The draft recommendations of the president's commission on deficit reduction call for closing popular tax deductions, higher gas taxes and other revenue raisers to drive tax collections up......
They claim that these added revenues—potentially a half-trillion dollars a year—will be used to reduce the $8 trillion to $10 trillion deficits in the coming decade. This will not happen!
What will happen is exactly the opposite of what the tax-increase lobby in Washington are preaching today. For example, Erskine Bowles, co-chairman of the president's deficit reduction commission, suggested at a briefing several months ago that there will be $3 of spending cuts for every $1 of tax increases.

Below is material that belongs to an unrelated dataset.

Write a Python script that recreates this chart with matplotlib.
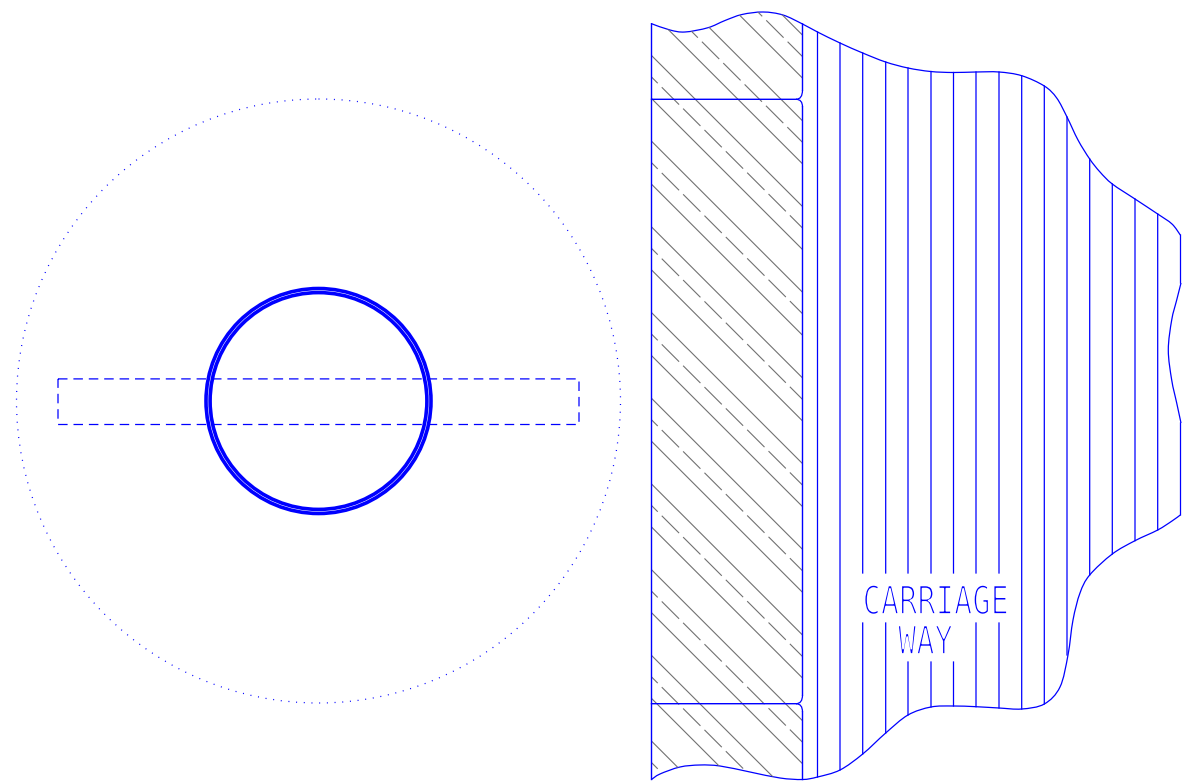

Sound familiar?
Proof that it will not happen........
In the late 1980s, one of us, Richard Vedder, and Lowell Gallaway of Ohio University co-authored a often-cited research paper for the congressional Joint Economic Committee (known as the $1.58 study) that found that every new dollar of new taxes led to more than one dollar of new spending by Congress. Subsequent revisions of the study over the next decade found similar results.
Updating the research..... Using standard statistical analyses that introduce variables to control for business-cycle fluctuations, wars and inflation, it was found that over the entire post World War II era through 2009 each dollar of new tax revenue was associated with $1.17 of new spending.
This research confirms what the late economist Milton Friedman said of Congress many years ago: "Politicians will always spend every penny of tax raised and whatever else they can get away with."